Today I would like to tackle a darker topic, but one that I find to be incredibly important. It’s a subject that needs to be addressed in our society at large, but I want to focus on it in the realm of autism, because I’ve noticed it to a concerning degree, both from personal experience as well as observation. I’m talking about stress and depression. I’m grouping the 2 together as, in my opinion, they essentially go hand-in-hand. There are many things which cause us to feel stress in our daily lives, and for those on the autism spectrum, it can easily spiral down into a dark place of depression. Things such as an overabundance of stimuli, things not going our way at school and/or work, difficulty in our social lives, facing some level of discrimination, etc. Because of the challenges presented to us by ASD, overcoming these obstacles, keeping on the right track and steering clear of the trappings of stress/depression can be very difficult. I’ve dealt with these issues extensively over the course of my life and, while I’ve certainly recovered a great deal from the depression, I continue to struggle with constant stress and anxiety to this day. I would like to further address this topic with some of the information I learned through my research.

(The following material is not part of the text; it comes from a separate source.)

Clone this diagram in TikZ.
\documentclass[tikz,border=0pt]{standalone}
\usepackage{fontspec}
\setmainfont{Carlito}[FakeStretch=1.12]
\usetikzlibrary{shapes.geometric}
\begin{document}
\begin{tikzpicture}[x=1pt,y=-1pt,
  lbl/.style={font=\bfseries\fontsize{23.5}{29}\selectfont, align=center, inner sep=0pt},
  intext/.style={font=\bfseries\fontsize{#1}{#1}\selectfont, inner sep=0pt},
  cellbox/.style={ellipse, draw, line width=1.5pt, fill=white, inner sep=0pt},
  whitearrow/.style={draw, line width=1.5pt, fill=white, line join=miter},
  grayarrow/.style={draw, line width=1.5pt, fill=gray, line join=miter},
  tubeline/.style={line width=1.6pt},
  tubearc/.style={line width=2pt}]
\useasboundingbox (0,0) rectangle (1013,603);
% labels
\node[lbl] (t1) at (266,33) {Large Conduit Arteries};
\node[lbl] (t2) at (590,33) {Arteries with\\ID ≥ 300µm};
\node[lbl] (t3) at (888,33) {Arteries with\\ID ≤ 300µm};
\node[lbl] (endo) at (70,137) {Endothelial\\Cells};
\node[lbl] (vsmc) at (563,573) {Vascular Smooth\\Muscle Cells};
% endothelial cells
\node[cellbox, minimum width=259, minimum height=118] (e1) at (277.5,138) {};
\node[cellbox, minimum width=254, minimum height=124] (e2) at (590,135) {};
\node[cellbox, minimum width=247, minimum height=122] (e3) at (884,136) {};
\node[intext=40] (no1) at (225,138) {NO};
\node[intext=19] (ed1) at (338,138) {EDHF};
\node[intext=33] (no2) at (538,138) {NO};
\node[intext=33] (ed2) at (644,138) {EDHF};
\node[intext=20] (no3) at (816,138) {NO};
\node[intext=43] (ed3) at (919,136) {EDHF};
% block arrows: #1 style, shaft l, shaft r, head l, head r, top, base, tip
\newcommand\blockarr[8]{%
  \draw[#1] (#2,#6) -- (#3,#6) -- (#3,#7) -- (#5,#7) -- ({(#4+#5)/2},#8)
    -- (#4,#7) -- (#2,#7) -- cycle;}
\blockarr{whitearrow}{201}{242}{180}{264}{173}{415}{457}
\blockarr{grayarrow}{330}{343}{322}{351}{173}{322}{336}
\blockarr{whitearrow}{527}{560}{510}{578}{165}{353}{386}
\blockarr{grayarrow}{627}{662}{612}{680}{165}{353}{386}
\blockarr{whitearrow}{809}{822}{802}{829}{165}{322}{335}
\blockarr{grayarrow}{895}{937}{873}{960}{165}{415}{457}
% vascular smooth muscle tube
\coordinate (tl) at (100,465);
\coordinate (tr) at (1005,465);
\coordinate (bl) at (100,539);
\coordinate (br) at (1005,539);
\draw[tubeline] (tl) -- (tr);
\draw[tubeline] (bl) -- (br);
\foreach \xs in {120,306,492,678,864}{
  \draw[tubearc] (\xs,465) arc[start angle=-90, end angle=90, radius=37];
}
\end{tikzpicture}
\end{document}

Now I should specify, because I’ve noticed that nowadays depression is very often misunderstood. It’s not just feeling down on yourself for a couple days. It’s a prolonged feeling of extreme sadness and hopelessness, characterized by a lack of ambition, pessimism about the future, and feeling very alone. For individuals with autism, the effects can be even worse, with some reporting “a loss of previously learned skills, greater difficulty carrying out everyday tasks, and at worst, suicide.” The findings I came to on this topic were staggering. I knew there was a problem, but I almost wasn’t expecting the severity. According to a study by Springer, nearly half of all people with autism will experience clinical depression at some point in their lives. And that’s not all it mentioned, it goes pretty in-depth into how there is a serious risk factor for those with autism, and much of it stems from our susceptibility to stress. Another thing I found morbidly interesting was that the depression rate seems highest in those with greater intelligence, and since many with autism are exceptionally gifted, you can see how there’s a vicious cycle here.

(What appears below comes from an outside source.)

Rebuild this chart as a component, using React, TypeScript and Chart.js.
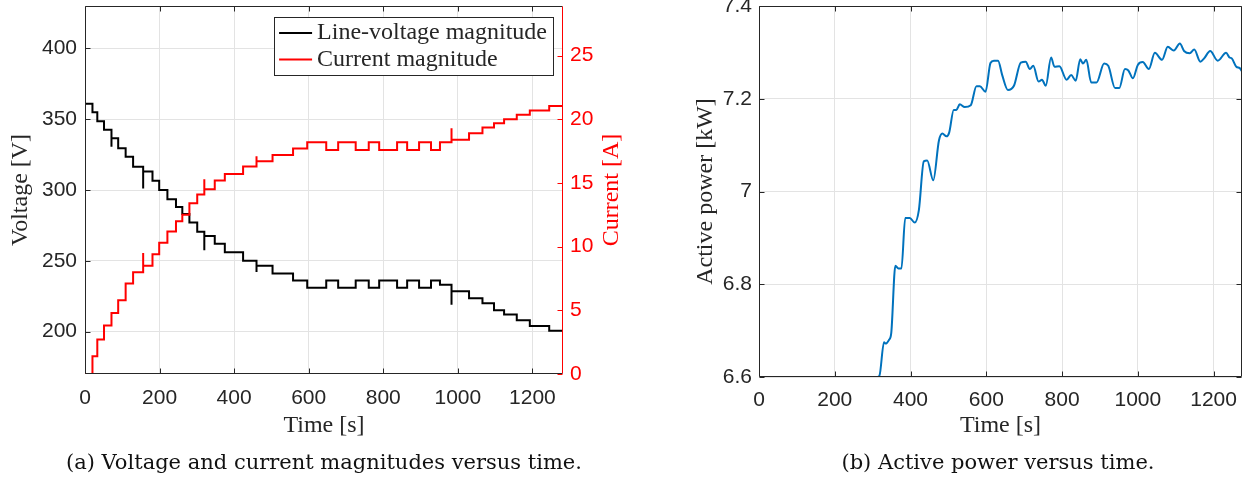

There truly needs to be more awareness on this issue. Not just for those on the autism spectrum, but for the general population. The reason I wanted to bring light to this crisis, besides personal experience, is because of the disproportionate rate at which it affects those in the autism community. I’m sure for many parents out there, either your loved one has dealt with extreme stress/depression, or maybe even you have when things got particularly rough. Just know that you’re not alone and there are always people who care about you.